→ **WRITTEN TASK**
Write out the listing below in full and exactly, leaving out every picture.

→ **SUPPLIED DATA**
start

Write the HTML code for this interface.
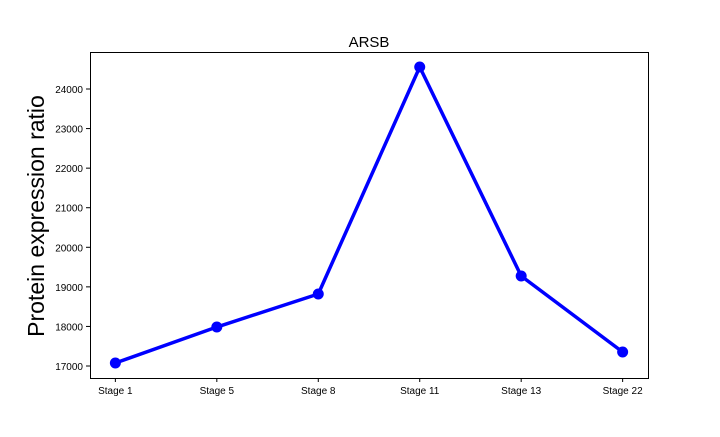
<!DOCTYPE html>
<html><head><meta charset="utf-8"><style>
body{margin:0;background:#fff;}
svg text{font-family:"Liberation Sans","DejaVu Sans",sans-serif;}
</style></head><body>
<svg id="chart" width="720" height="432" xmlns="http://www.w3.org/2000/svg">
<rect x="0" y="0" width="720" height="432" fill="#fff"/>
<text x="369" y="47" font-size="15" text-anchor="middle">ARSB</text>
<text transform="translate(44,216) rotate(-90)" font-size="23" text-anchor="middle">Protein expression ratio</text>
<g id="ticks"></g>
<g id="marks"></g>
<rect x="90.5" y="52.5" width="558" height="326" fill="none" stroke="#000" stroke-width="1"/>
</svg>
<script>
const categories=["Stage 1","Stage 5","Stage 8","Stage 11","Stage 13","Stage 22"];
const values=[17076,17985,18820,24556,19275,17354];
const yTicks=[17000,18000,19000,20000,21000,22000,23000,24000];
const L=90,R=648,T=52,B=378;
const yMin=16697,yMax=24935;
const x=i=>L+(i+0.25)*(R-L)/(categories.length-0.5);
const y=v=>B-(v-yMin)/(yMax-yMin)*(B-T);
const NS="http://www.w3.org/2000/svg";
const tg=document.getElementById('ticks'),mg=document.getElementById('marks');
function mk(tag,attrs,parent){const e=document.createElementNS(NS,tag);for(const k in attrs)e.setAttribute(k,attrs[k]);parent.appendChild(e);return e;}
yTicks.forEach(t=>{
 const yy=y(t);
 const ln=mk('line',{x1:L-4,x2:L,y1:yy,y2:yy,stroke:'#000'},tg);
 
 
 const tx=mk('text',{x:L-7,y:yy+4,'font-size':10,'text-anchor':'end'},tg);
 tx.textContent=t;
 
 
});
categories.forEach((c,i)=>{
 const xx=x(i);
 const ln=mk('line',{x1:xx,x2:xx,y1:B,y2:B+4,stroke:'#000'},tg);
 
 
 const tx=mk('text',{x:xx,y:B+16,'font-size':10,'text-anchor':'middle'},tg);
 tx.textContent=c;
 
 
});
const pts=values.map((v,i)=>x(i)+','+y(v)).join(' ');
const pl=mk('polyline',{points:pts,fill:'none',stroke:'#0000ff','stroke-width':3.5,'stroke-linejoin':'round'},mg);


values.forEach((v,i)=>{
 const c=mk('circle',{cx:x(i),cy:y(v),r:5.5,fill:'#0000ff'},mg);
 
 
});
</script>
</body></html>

end

→ **TASK RESPONSE**
Write the HTML code for this interface.
<!DOCTYPE html>
<html><head><meta charset="utf-8"><style>
body{margin:0;background:#fff;}
svg text{font-family:"Liberation Sans","DejaVu Sans",sans-serif;}
</style></head><body>
<svg id="chart" width="720" height="432" xmlns="http://www.w3.org/2000/svg">
<rect x="0" y="0" width="720" height="432" fill="#fff"/>
<text x="369" y="47" font-size="15" text-anchor="middle">ARSB</text>
<text transform="translate(44,216) rotate(-90)" font-size="23" text-anchor="middle">Protein expression ratio</text>
<g id="ticks"></g>
<g id="marks"></g>
<rect x="90.5" y="52.5" width="558" height="326" fill="none" stroke="#000" stroke-width="1"/>
</svg>
<script>
const categories=["Stage 1","Stage 5","Stage 8","Stage 11","Stage 13","Stage 22"];
const values=[17076,17985,18820,24556,19275,17354];
const yTicks=[17000,18000,19000,20000,21000,22000,23000,24000];
const L=90,R=648,T=52,B=378;
const yMin=16697,yMax=24935;
const x=i=>L+(i+0.25)*(R-L)/(categories.length-0.5);
const y=v=>B-(v-yMin)/(yMax-yMin)*(B-T);
const NS="http://www.w3.org/2000/svg";
const tg=document.getElementById('ticks'),mg=document.getElementById('marks');
function mk(tag,attrs,parent){const e=document.createElementNS(NS,tag);for(const k in attrs)e.setAttribute(k,attrs[k]);parent.appendChild(e);return e;}
yTicks.forEach(t=>{
 const yy=y(t);
 const ln=mk('line',{x1:L-4,x2:L,y1:yy,y2:yy,stroke:'#000'},tg);
 
 
 const tx=mk('text',{x:L-7,y:yy+4,'font-size':10,'text-anchor':'end'},tg);
 tx.textContent=t;
 
 
});
categories.forEach((c,i)=>{
 const xx=x(i);
 const ln=mk('line',{x1:xx,x2:xx,y1:B,y2:B+4,stroke:'#000'},tg);
 
 
 const tx=mk('text',{x:xx,y:B+16,'font-size':10,'text-anchor':'middle'},tg);
 tx.textContent=c;
 
 
});
const pts=values.map((v,i)=>x(i)+','+y(v)).join(' ');
const pl=mk('polyline',{points:pts,fill:'none',stroke:'#0000ff','stroke-width':3.5,'stroke-linejoin':'round'},mg);


values.forEach((v,i)=>{
 const c=mk('circle',{cx:x(i),cy:y(v),r:5.5,fill:'#0000ff'},mg);
 
 
});
</script>
</body></html>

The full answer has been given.